* [What this task involves]:
Begin with the first line of the material and write out each line exactly, ending with the line that contains "if (typeof document". Pictures are not part of the copy.

* [Data excerpt]:
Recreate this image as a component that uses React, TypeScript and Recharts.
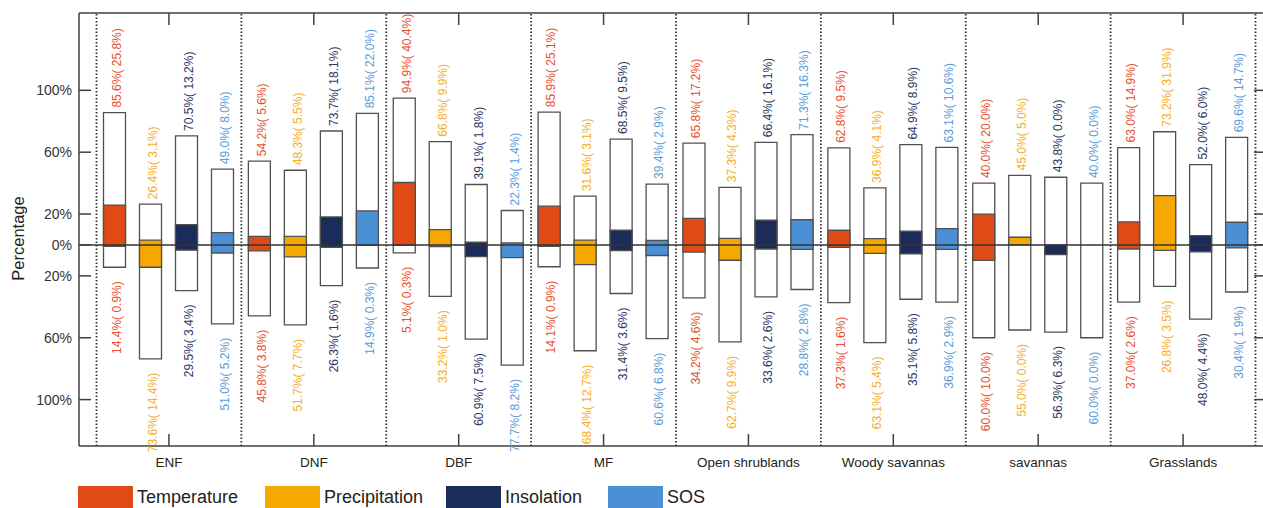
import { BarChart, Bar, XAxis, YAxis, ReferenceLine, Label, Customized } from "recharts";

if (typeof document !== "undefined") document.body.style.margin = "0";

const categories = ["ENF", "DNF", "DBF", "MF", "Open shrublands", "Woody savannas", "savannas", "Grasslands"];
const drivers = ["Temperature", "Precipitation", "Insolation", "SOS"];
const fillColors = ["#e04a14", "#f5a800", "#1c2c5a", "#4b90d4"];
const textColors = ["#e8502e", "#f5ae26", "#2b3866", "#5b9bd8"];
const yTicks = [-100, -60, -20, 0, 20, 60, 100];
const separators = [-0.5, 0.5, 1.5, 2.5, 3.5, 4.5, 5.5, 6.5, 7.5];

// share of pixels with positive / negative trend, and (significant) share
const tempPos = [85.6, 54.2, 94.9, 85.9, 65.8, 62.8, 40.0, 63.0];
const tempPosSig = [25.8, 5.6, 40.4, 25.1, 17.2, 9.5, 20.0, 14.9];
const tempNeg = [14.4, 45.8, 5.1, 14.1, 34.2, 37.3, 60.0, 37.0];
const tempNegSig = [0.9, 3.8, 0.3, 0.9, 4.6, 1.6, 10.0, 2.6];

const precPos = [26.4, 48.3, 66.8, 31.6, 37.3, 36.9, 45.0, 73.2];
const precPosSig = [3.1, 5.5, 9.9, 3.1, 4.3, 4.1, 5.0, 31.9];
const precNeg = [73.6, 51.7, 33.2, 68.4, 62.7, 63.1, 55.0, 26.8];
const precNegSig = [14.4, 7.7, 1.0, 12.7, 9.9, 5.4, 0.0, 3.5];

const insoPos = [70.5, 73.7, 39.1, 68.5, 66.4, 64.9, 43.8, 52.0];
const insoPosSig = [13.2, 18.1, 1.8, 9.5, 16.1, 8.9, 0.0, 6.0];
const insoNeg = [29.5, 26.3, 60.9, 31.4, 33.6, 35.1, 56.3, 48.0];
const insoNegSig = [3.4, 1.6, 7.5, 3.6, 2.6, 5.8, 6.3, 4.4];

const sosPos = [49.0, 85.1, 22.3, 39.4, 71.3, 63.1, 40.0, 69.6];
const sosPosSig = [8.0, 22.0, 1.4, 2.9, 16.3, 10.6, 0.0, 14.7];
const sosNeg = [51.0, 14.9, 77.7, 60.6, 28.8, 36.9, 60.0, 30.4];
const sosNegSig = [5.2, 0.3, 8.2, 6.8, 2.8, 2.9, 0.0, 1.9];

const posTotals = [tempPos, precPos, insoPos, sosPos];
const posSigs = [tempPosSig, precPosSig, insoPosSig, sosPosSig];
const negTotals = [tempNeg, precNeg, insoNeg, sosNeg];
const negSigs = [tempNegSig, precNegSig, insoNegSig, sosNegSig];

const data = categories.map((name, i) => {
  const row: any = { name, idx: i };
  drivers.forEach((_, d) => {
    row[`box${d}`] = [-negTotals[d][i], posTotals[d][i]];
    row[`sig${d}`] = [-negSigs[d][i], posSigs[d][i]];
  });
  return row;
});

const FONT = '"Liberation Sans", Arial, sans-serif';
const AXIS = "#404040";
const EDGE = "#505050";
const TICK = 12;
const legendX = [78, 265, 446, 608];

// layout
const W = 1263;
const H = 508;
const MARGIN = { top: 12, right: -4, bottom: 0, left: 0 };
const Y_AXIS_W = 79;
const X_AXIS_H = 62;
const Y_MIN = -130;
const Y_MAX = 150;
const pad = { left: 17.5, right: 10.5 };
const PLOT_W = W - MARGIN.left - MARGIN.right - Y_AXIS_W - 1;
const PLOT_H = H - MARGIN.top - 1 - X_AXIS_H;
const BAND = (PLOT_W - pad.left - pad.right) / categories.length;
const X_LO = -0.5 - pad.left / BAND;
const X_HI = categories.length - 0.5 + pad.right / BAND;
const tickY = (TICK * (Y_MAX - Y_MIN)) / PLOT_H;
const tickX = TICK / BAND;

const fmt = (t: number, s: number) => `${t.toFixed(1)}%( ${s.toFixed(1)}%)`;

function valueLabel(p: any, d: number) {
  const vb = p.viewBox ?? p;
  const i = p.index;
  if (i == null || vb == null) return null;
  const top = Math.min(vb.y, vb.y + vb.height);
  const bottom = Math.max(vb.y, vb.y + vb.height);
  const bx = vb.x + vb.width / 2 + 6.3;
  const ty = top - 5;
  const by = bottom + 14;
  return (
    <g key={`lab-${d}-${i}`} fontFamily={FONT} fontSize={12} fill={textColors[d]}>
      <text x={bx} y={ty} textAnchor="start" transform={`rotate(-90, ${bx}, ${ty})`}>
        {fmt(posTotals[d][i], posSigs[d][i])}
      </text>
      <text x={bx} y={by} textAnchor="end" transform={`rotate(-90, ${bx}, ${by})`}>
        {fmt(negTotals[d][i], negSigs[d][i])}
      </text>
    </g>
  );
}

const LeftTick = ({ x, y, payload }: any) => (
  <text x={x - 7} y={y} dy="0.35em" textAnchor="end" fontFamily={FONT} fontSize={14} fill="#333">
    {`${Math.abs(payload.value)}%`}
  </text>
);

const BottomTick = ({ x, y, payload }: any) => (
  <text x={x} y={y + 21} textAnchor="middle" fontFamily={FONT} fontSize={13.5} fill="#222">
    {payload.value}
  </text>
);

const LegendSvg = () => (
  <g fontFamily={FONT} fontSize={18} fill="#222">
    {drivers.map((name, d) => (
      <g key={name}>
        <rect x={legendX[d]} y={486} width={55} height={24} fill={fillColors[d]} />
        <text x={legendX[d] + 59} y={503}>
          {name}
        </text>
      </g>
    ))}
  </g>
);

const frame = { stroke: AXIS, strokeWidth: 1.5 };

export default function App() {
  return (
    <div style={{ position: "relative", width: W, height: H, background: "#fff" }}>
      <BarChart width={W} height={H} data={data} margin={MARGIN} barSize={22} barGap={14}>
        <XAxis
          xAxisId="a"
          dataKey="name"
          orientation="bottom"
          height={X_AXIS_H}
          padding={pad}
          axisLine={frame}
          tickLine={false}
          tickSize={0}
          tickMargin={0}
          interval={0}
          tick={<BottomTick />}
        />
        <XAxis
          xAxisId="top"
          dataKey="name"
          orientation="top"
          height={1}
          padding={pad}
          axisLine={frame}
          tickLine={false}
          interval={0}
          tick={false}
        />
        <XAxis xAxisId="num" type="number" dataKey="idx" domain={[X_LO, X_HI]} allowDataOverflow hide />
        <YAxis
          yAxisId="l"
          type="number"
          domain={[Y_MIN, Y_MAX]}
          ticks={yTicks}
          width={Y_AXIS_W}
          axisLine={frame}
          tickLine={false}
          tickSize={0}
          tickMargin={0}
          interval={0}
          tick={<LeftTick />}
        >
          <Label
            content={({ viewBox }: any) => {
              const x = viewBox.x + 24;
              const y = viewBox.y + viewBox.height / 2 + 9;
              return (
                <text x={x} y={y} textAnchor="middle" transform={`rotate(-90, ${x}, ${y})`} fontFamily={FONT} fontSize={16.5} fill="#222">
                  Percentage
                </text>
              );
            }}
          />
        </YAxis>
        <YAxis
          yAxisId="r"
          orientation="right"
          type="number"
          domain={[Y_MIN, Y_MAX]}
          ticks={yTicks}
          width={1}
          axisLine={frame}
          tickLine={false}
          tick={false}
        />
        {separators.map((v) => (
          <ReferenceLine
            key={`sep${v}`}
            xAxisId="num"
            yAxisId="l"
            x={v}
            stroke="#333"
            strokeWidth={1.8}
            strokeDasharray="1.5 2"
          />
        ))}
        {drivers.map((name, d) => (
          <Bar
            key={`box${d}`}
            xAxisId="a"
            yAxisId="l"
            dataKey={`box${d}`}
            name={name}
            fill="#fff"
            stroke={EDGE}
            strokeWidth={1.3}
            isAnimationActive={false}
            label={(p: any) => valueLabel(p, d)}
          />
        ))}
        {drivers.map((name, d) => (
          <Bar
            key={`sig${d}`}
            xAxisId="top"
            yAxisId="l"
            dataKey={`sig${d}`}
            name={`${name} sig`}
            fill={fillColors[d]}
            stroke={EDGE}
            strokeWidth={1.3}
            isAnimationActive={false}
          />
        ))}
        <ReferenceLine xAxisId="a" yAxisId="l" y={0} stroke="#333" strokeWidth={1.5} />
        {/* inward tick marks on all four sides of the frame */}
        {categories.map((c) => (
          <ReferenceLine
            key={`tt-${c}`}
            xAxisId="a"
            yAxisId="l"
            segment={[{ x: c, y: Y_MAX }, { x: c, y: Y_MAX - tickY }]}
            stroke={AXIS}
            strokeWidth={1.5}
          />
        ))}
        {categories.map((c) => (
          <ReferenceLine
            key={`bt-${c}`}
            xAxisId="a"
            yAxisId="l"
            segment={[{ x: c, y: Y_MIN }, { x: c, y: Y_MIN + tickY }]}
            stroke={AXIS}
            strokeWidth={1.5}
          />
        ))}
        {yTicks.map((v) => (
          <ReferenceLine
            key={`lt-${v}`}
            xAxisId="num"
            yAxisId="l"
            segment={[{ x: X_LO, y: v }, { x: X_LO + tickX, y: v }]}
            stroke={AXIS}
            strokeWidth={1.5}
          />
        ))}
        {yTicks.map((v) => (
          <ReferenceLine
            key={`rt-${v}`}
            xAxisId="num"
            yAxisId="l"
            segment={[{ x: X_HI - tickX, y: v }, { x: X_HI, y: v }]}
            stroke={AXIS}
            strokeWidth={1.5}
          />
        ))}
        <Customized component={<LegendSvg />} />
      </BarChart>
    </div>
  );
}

* [Solution for this exercise]:
Recreate this image as a component that uses React, TypeScript and Recharts.
import { BarChart, Bar, XAxis, YAxis, ReferenceLine, Label, Customized } from "recharts";

if (typeof document !== "undefined") document.body.style.margin = "0";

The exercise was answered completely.